START RAW DATA
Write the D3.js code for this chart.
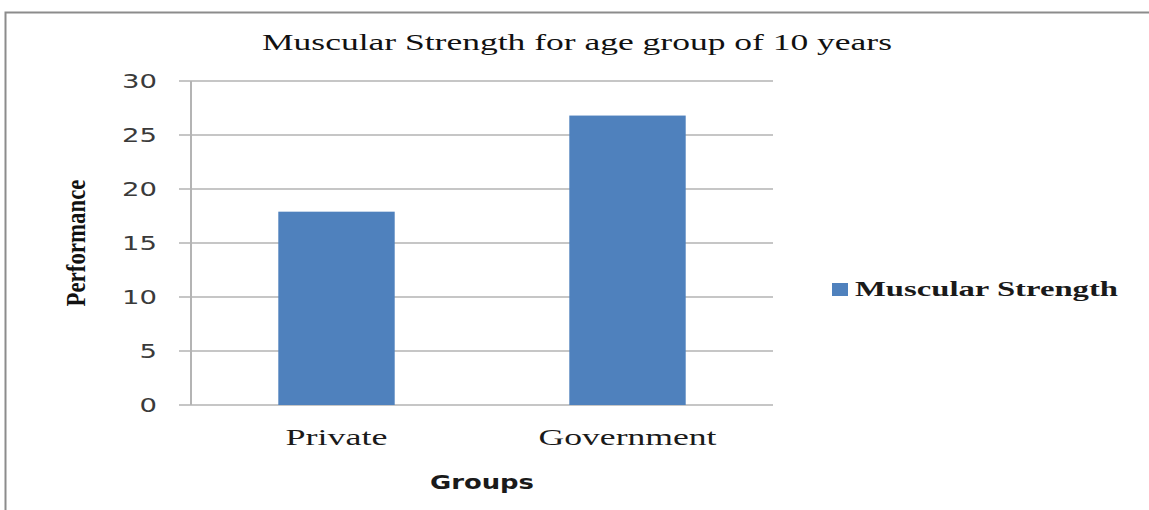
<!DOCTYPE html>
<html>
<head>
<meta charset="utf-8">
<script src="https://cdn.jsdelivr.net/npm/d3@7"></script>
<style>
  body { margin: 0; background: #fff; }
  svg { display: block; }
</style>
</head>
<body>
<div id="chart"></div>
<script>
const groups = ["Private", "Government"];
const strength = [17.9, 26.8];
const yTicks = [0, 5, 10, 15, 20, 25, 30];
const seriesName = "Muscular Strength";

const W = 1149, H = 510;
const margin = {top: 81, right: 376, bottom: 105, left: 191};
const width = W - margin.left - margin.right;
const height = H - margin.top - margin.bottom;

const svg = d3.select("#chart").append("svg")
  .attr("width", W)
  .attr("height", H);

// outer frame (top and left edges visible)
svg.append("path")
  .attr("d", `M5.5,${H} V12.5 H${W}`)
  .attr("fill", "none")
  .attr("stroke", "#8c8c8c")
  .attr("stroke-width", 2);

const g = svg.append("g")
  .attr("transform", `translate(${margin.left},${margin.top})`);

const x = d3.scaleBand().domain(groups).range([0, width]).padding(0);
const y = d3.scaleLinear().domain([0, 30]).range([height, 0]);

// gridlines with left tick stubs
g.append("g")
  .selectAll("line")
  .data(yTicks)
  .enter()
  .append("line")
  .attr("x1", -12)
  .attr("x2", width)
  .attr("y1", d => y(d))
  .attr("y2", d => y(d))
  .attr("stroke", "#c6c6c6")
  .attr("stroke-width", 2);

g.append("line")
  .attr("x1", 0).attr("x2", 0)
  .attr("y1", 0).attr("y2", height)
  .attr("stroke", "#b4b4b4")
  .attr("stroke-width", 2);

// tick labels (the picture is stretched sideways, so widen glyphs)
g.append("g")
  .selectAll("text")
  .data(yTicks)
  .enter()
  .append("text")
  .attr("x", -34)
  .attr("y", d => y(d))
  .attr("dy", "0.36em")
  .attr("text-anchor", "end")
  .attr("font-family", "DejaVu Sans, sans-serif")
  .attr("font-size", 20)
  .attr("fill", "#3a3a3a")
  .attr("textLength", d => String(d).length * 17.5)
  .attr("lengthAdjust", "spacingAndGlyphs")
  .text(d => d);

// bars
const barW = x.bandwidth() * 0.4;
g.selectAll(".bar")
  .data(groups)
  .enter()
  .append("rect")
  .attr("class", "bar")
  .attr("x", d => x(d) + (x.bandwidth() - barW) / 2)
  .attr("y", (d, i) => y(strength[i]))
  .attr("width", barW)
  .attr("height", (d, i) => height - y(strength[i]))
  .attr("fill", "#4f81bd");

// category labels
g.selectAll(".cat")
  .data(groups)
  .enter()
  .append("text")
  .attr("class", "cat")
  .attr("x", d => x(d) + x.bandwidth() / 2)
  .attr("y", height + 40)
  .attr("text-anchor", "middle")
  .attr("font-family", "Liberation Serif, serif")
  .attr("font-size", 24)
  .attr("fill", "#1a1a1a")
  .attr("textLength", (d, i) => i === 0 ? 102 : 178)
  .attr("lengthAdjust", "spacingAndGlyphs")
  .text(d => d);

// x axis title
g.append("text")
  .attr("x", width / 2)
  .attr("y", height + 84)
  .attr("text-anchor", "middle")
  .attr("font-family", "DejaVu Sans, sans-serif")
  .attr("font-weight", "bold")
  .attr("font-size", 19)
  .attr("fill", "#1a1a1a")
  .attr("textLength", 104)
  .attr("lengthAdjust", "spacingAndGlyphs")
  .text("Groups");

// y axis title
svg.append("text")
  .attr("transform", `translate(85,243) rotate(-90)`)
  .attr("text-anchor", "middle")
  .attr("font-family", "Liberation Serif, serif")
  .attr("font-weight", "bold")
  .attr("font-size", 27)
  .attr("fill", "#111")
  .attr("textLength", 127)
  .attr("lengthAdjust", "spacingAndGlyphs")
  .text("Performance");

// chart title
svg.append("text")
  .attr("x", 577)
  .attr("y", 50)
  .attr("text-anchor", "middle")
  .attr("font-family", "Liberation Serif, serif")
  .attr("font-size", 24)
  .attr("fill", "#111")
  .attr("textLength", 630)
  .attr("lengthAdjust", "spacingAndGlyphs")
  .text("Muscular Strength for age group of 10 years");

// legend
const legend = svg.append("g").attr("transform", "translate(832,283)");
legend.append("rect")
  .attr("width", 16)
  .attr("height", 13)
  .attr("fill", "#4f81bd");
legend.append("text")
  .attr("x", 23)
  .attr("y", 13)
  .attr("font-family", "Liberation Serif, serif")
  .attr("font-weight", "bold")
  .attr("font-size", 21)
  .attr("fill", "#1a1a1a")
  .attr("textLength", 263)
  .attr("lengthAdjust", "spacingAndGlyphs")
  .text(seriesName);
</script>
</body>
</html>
END RAW DATA
### THE PROBLEM
Give the number of lines above in which the word "chart" occurs, with nothing else.

### FULL RESPONSE
4